Computers and life take the stage

Computers, transitions and the angst that accompany them -- how appropriate at an Internet-obsessed College on the verge of sending its graduating class to the next phase life.

The Pretty How Town student theater company will address those topics and more this weekend when they perform "Camelot.com," a comedic drama by Morgan Mitchell '98.

Dating on the Internet is perhaps the quintessential example of a "sketchy" situation -- and that is what Mitchell explores with "Camelot.com."

The play is about four post-college 20-somethings, two of whom meet on-line, form a relationship in cyberspace chatrooms and get engaged.

Deena and Morely, played by Rachel Meltzer '01 and Jacques Dorce '01 respectively, are both romantic but slightly antisocial people who like to view the world with their own fairy tale mentalities.

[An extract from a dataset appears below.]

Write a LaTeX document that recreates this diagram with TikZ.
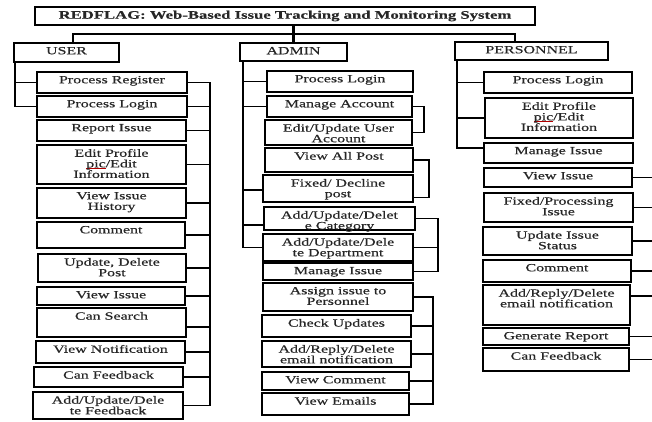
\documentclass[tikz,border=0pt]{standalone}
\usepackage{fontspec}
\setmainfont{Liberation Serif}[FakeStretch=1.45,FakeBold=0.4]
% a word marked with a thin red line under it
\newcommand\squig[1]{\setbox0\hbox{#1}\rlap{\textcolor{red!70!black}{\rule[-1.6pt]{\wd0}{0.8pt}}}\box0}
% a box from (left,top) to (right,bottom) with its text set at the top
\newcommand\bx[6]{%
  \node[box, minimum width={(#4)-(#2)}, minimum height={(#5)-(#3)}] (#1) at (#2,#3) {};
  \node[boxtext] (#1-t) at ([yshift=-4pt]#1.north) {#6};
}
\begin{document}
\begin{tikzpicture}[x=1pt,y=-1pt,
  every node/.style={inner sep=0pt, outer sep=0pt},
  box/.style={draw=black, line width=1.7pt, rectangle, anchor=north west},
  boxtext/.style={anchor=north, align=center, text=black!85, font=\fontsize{11}{10.6}\selectfont},
  wire/.style={draw=black, line width=1.7pt},
]
\fill[white] (0,0) rectangle (652,421);
\useasboundingbox (0,0) rectangle (652,421);

% title
\node[box, minimum width=500, minimum height=18] (title) at (35,7) {};
\node[anchor=center, text=black!85, font=\fontsize{11.5}{12}\selectfont\bfseries] (title-t) at (title.center) {REDFLAG: Web-Based Issue Tracking and Monitoring System};

% column heads
\bx{uhead}{14}{43}{119}{62}{USER}
\bx{ahead}{240}{43}{347}{61}{ADMIN}
\bx{phead}{455}{42}{608}{60}{PERSONNEL}

% user column
\bx{ureg}{37}{72}{187}{93}{Process Register}
\bx{ulog}{37}{96}{187}{117}{Process Login}
\bx{urep}{37}{120}{186}{141}{Report Issue}
\bx{uedit}{37}{145}{186}{184}{Edit Profile\\\squig{pic}/Edit\\Information}
\bx{uhist}{37}{188}{186}{218}{View Issue\\History}
\bx{ucom}{37}{222}{185}{248}{Comment}
\bx{uupd}{38}{254}{186}{282}{Update, Delete\\Post}
\bx{uview}{37}{287}{185}{305}{View Issue}
\bx{usearch}{37}{308}{186}{337}{Can Search}
\bx{unotif}{36}{341}{185}{363}{View Notification}
\bx{ufeed}{34}{367}{183}{387}{Can Feedback}
\bx{uaddfb}{33}{392}{183}{419}{Add/Update/Dele\\te Feedback}

% admin column
\bx{alog}{267}{71}{413}{92}{Process Login}
\bx{aman}{267}{96}{412}{117}{Manage Account}
\bx{aedit}{265}{120}{412}{145}{Edit/Update User\\Account}
\bx{aview}{265}{148}{413}{172}{View All Post}
\bx{afix}{263}{175}{413}{202}{Fixed/ Decline\\post}
\bx{acat}{264}{207}{415}{230}{Add/Update/Delet\\e Category}
\bx{adept}{263}{234}{413}{261}{Add/Update/Dele\\te Department}
\bx{amiss}{263}{263}{413}{280}{Manage Issue}
\bx{aassign}{263}{283}{413}{311}{Assign issue to\\Personnel}
\bx{acheck}{262}{315}{411}{337}{Check Updates}
\bx{aemail}{262}{341}{411}{367}{Add/Reply/Delete\\email notification}
\bx{acomm}{262}{372}{409}{390}{View Comment}
\bx{aemails}{262}{393}{409}{415}{View Emails}

% personnel column
\bx{plog}{484}{72}{632}{93}{Process Login}
\bx{pedit}{485}{98}{633}{138}{Edit Profile\\\squig{pic}/Edit\\Information}
\bx{pman}{484}{143}{633}{163}{Manage Issue}
\bx{pview}{484}{168}{632}{187}{View Issue}
\bx{pfix}{484}{193}{633}{222}{Fixed/Processing\\Issue}
\bx{pupd}{483}{227}{632}{255}{Update Issue\\Status}
\bx{pcom}{483}{260}{631}{282}{Comment}
\bx{pemail}{483}{285}{630}{325}{Add/Reply/Delete\\email notification}
\bx{pgen}{483}{328}{629}{345}{Generate Report}
\bx{pfb}{483}{348}{629}{371}{Can Feedback}

% top bus
\coordinate (ubus) at (73,34);
\coordinate (pbus) at (515,34);
\draw[wire, line width=2.4pt] (title.south -| ahead.north) -- (ahead.north);
\draw[wire] (ubus |- uhead.north) -- (ubus) -- (pbus) -- (pbus |- phead.north);

% user spines
\coordinate (uL) at (15,0);
\coordinate (uR) at (210,0);
\draw[wire] (uhead.south -| uL) |- (ulog.west);
\draw[wire] (ureg.west -| uL) -- (ureg.west);
\draw[wire] (ureg.east) -| (uR |- uaddfb.east) -- (uaddfb.east);
\coordinate (usearchR) at ([yshift=-4.5pt]usearch.east);
\foreach \n in {ulog,urep,uedit,uhist,ucom,uupd,uview,usearchR,unotif,ufeed}
  \draw[wire] (\n) -- (\n -| uR);

% admin spines and brackets
\coordinate (aL) at (243,0);
\coordinate (acatL) at ([yshift=-6.5pt]acat.west);
\coordinate (afixL) at ([yshift=-1.5pt]afix.west);
\draw[wire] (ahead.south -| aL) |- (adept.west);
\foreach \n in {alog.west,aman.west,afixL,acatL}
  \draw[wire] (\n -| aL) -- (\n);
\coordinate (aR1) at (424,0);
\coordinate (aR2) at (429,0);
\coordinate (aR3) at (438,0);
\coordinate (aR4) at (433,0);
\draw[wire] (aman.east) -| (aR1 |- aedit.east) -- (aedit.east);
\coordinate (afixR) at ([yshift=-9pt]afix.east);
\draw[wire] (aview.east) -| (aR2 |- afixR) -- (afixR);
\draw[wire] (acat.east) -| (aR3 |- amiss.east) -- (amiss.east);
\draw[wire] (adept.east) -- (adept.east -| aR3);
\draw[wire] (aassign.east) -| (aR4 |- aemails.east) -- (aemails.east);
\foreach \n in {acheck,aemail,acomm}
  \draw[wire] (\n.east) -- (\n.east -| aR4);

% personnel spines
\coordinate (pL) at (457,0);
\coordinate (pR) at (652,0);
\coordinate (pmanL) at ([yshift=5pt]pman.west);
\draw[wire] (phead.south -| pL) |- (pmanL);
\foreach \n in {plog,pedit}
  \draw[wire] (\n.west -| pL) -- (\n.west);
\coordinate (pemailR) at ([yshift=9pt]pemail.east);
\foreach \n in {pview.east,pfix.east,pupd.east,pcom.east,pemailR,pgen.east,pfb.east}
  \draw[wire] (\n) -- (\n -| pR);
\end{tikzpicture}
\end{document}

So they do what most people do in chatrooms.

They lie.

Morely wants to be hip, so he claims he is from New York City. Deena, entranced by the beauty and history of the South, pretends she is from Charleston, S.C.

There's only one problem -- they're both from the same town in Missouri. And the situation only becomes more complicated when it turns out that Deena's friend Hester, played by Mitchell, is friends with Morely's friend Bus, played by Jordan Cortez '01.

Mitchell was inspired to write "Camelot.com" when she found out that her brother got engaged to a woman he met over the Internet.

"He was head-over-heels in love, and I thought it was the weirdest thing in the world," she said.

Her brother's situation was more normal than the one that arises in the play, but she said it made her "interested in what could become of sketchy beginnings."

Originaly, Mitchell's second play, "Vowel Movements," was supposed to be performed but has been canceled at the last minute.

The comedy poses unusual problems for the actors, most of whom will make their Dartmouth stage debuts this weekend.

"Camelot.com" is not just a normal play in which the characters walk around the stage and interact with each other -- most of the time they simply sit at computers. The actors must work to hold the audience's interest despite their immobility.

Andy Hatcher '99 founded Pretty How Town during the Winter term as a troupe that would benefit charity and increase student involvement in drama.

The play's funny premise and the added plus that Pretty How Town was named Best New Organization by the Committee on Student Organizations this week ensure that the audience should be ready for a treat.

Admission to the plays is free, and the audience members are encouraged to donate money to the AIDS Community Resource Network, ACORN.

Performances are in the Collis Cafe on Friday at 9 p.m. and Saturday and Sunday at 8 p.m.